On Dec 28, 2007 11:56 PM, David Goodman dgoodmanny@gmail.com wrote:
If anything, 1% implies that we should be looking for more to investigate. i cannot believe that just that small number is the total size of the problem. No group of diverse voluntarily gathered people can do quite that well.
On 12/28/07, Guettarda guettarda@gmail.com wrote:
On Dec 27, 2007 2:27 PM, Risker risker.wp@gmail.com wrote:
In the real world, organizations plan for a 10-12% turnover of management staff every year; Wikipedia is well below that level.
But this isn't a matter of "management". Admins aren't management - they are editors who the community feels it can trust with a few extra tools. And admin tools are - fundamentally - editing tools. It isn't fair to separate voluntary from involuntary de-adminning - lots of people quit because they realise they are about to be fired.

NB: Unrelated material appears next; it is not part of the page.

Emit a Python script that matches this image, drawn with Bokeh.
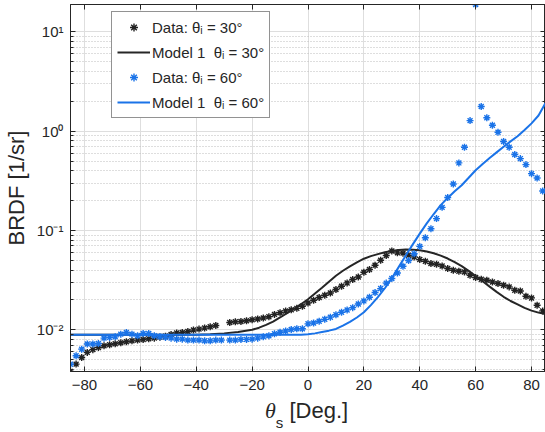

There are a few reasons to be voluntarily de-adminned. The only good reason is because you no longer feel you need the tools - you aren't editing enough to justify having them. That's a fair reason. More often, it's a way to walk out in a huff, to throw a temper tantrum. It's just one more way to slam the door and hope people notice. Understandable. In some cases it's the hallmark of someone who wasn't well suited to being an admin in the first place, but often it's a sign of problems that should concern the community. Related to this is the "quit because of drama" kind of thing - either because you were involved in controversy, or because you were the source of controversy. As I mentioned before, there are the people quit because they can read the tea leaves. Sometimes this is also attention-seeking behaviour.
And then there are the people who give up the tools for none of these reasons. Often these are people who seem admins as managers, who didn't actually grasp the idea that adminship is an editing tool.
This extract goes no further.